Review: Tempting Faith–An Inside Story of Political Seduction

5 Star, Religion & Politics of Religion

Amazon Page
Amazon Page

Brilliant Articulate Documentation of Rank Hypocrisy,

October 19, 2006
David Kuo

This book is a bright shining truth, and after absorbing every single word while flying across America, with copious notes, I have nothing but complete admiration for the author. As he sums it up, the promises made by the Bush-Cheney-Rove team to the evangelical right were a wild ride with a spectacular flame-out. Eight billion was promised for faith-based charities, $30 million was actually delivered. The White House, not Congress, took the tax cuts and tax credits for charity out of the legislation.

This is an extremely thoughtful and well-developed account. The first half of the book recounts the author’s journey from Kennedy staffer to pro-life to evangelical Republican, and that first half of the book is essential to understanding the great good of the evangelical right, setting up a better understanding of the great bads that followed.

The author pulls no punches early on in the book in suggesting that the evangelical right punish Bush-Cheney-Rove (strangely, he never mentions Cheney, only Rove and Card) by “fasting” in the 2006 elections, i.e. not voiting.

I was seriously moved and impressed with his account of how and why he accepted Jesus in a pro-active manner, and how he then was able to move beyond lip service and taking Jesus for granted, and into a life of service. He gives Chuck Colson, Nixon’s former hatchetman and resurrected evangelist, credit for his awakening.

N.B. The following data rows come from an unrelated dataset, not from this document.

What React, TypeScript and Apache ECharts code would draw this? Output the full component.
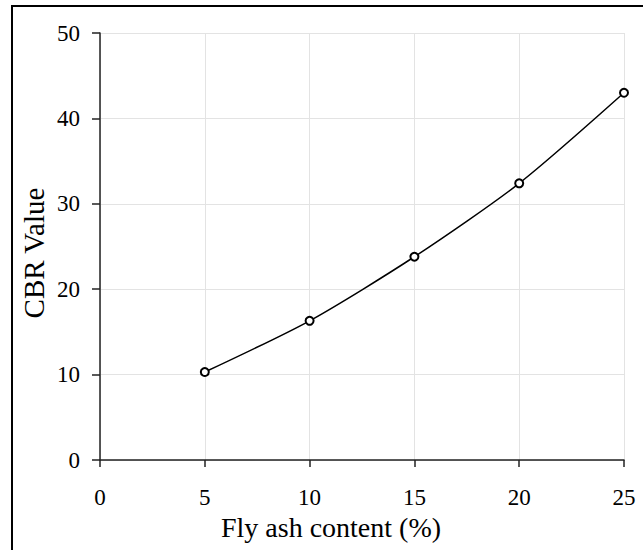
import React, { useEffect, useRef } from "react";
import * as echarts from "echarts";

const flyAsh = [5, 10, 15, 20, 25];
const cbr = [10.3, 16.3, 23.8, 32.4, 43.0];
const xTicks = [0, 5, 10, 15, 20, 25];
const yTicks = [0, 10, 20, 30, 40, 50];

const FONT = "'Liberation Serif', 'Times New Roman', serif";

export default function App() {
  const ref = useRef<HTMLDivElement>(null);
  useEffect(() => {
    if (!ref.current) return;
    const chart = echarts.init(ref.current, null, { renderer: "svg" });
    chart.setOption({
      animation: false,
      backgroundColor: "#ffffff",
      grid: { left: 100, right: 19, top: 33, bottom: 90, containLabel: false },
      xAxis: {
        type: "value",
        min: xTicks[0],
        max: xTicks[xTicks.length - 1],
        interval: 5,
        axisLine: { show: true, onZero: false, lineStyle: { color: "#222", width: 1.5 } },
        axisTick: { show: true, inside: false, length: 7, lineStyle: { color: "#222", width: 1.5 } },
        axisLabel: { color: "#000", fontFamily: FONT, fontSize: 23, margin: 26 },
        splitLine: { show: true, lineStyle: { color: "#e3e3e3", width: 1 } },
      },
      yAxis: {
        type: "value",
        min: yTicks[0],
        max: yTicks[yTicks.length - 1],
        interval: 10,
        axisLine: { show: true, lineStyle: { color: "#222", width: 1.5 } },
        axisTick: { show: true, inside: false, length: 8, lineStyle: { color: "#222", width: 1.5 } },
        axisLabel: { color: "#000", fontFamily: FONT, fontSize: 23, margin: 20 },
        splitLine: { show: true, lineStyle: { color: "#e3e3e3", width: 1 } },
      },
      series: [
        {
          type: "line",
          data: flyAsh.map((x, i) => [x, cbr[i]]),
          smooth: 0.25,
          symbol: "emptyCircle",
          symbolSize: 8,
          lineStyle: { color: "#000", width: 1.5 },
          itemStyle: { color: "#000", borderColor: "#000", borderWidth: 1.3 },
        },
      ],
      graphic: [
        {
          type: "rect",
          shape: { x: 12, y: 6, width: 700, height: 600 },
          style: { fill: "none", stroke: "#000", lineWidth: 2 },
          silent: true,
        },
        {
          type: "text",
          x: 331,
          y: 527,
          style: {
            text: "Fly ash content (%)",
            font: `28px ${FONT}`,
            fill: "#000",
            align: "center",
            verticalAlign: "middle",
          },
        },
        {
          type: "text",
          x: 34,
          y: 253,
          rotation: Math.PI / 2,
          style: {
            text: "CBR Value",
            font: `29px ${FONT}`,
            fill: "#000",
            align: "center",
            verticalAlign: "middle",
          },
        },
      ],
    });
    return () => chart.dispose();
  }, []);
  return <div ref={ref} style={{ width: 643, height: 550, position: "absolute", left: 0, top: 0 }} />;
}
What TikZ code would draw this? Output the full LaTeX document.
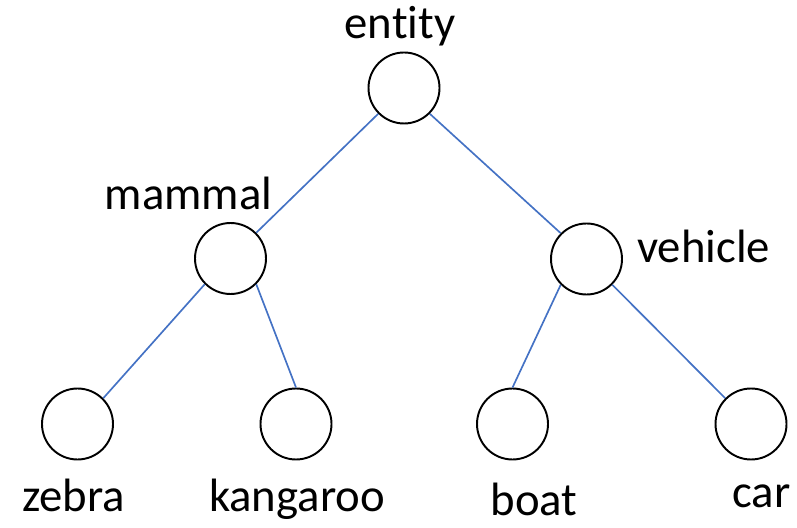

The history of the Christian Coalition and the Family Research Council, and the manner in which they mobilzed at least ten million but closer to thirty million evangelicals one neighborhood at a time, bottom up and inside out, in less than three years, is both religious and political history at its finest. 40% of the Republican delegates in 2000 were in one way or another connected to “The Fellowship,” itself a fascinating social network.

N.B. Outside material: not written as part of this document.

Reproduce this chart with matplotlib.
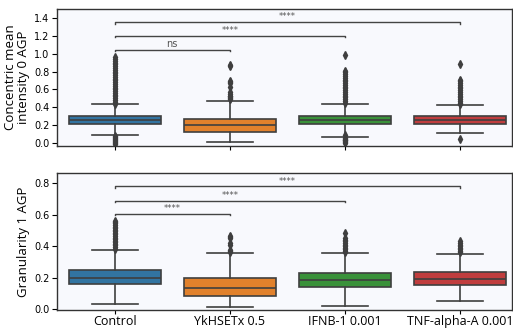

The author impresses me with his maturity in understanding that faith is an innoculation against corruption, and in seeing the danger of confusing one’s agenda with God’s will.

The author was in at the creation of Empower America with Bennett, Kemp, and Kirkpatrick, and I found his core theme of the need for a cultural renewal of our values and who we are as a Nation, compelling. He discusses the social pathologies that are decomposing our society (see my review of “The Cheating Culture”).

I especially liked his balanced presentation of how Clinton agreed that we have gotten too secular, and would urge both left and right to read that superb book, “The Left Hand of God,” which is, with this one, a fundamental text for healing our Nation.

The author was with Team Ashcroft on the Hill, and recounts with distress how Gingrich blew off the Christian Coalition and social issues.

The book substantially improved my regard for George Bush as a person, and for John Ashcroft as a person and a politician. I was expecially taken with the author’s sincere descriptions of Bush’s genuineness, and of AZshcroft’s integrity in not pushing his religion on others. The description of how George Bush stops, slows down, and connects to former addicts is alone worth the price of the book. He’s been there and it is never far from his mind.

There is one inconsistency. The author claims that the evangelical right is at odds with the pro-business, pro-wealth rest of the Republican Party (actually, as a moderate Republican, I no longer consider these extremists to be real Republicans–more like carpetbaggers). However, while claiming to be anti-greed, they appear to have cut a deal with Wall Street to share power.

The book ends with a sad discussion of how the evangelical right is all too wiling to spend tens of millions trashing the Clintons, but not at all interested in donating $25,000 to a poverty program.

The author concludes that seduction leads to insularity and insularity leads to deceit. He concludes that politics is not the answer, and a return to bottom up neighborhood level faith-based charity might do what politics cannot.

I put the book down with a diagram on the title page, a triangle, with faith at the top, the wealth of knowledge on the lower right, and the poor on the lower left. An arrow from faith to knowledge is labeled with a dollar sign. Our religions must fund the distribution of free cell phones and knowledge, this creates intelligence and usable information for the poor (see my review of C. K. Prahalad, “The Fortune at the Bottom of the Pyramid”), and this in turn converts the poor into good souls of faith.

I hold this author in the highest esteem. He spoke truth to the President (Karl Rove did NOT want him speaking that truth), and in giving us all this book, he has given us a bright shinining light on the future. I see this so clearly because of his work: stop funding politicians, start funding the poor’s access to knowledge, unleash their entrepreneurship, and harvest their souls.

This is an utterly sensational book, easily in the top rank of the 770+ books I have reviewed here at Amazon, and together with David Johnston’s books on “Faith-Based Diplomacy” and the book “The Left Hand of God,” one of the top three non-fiction books I would recommend to every person of faith.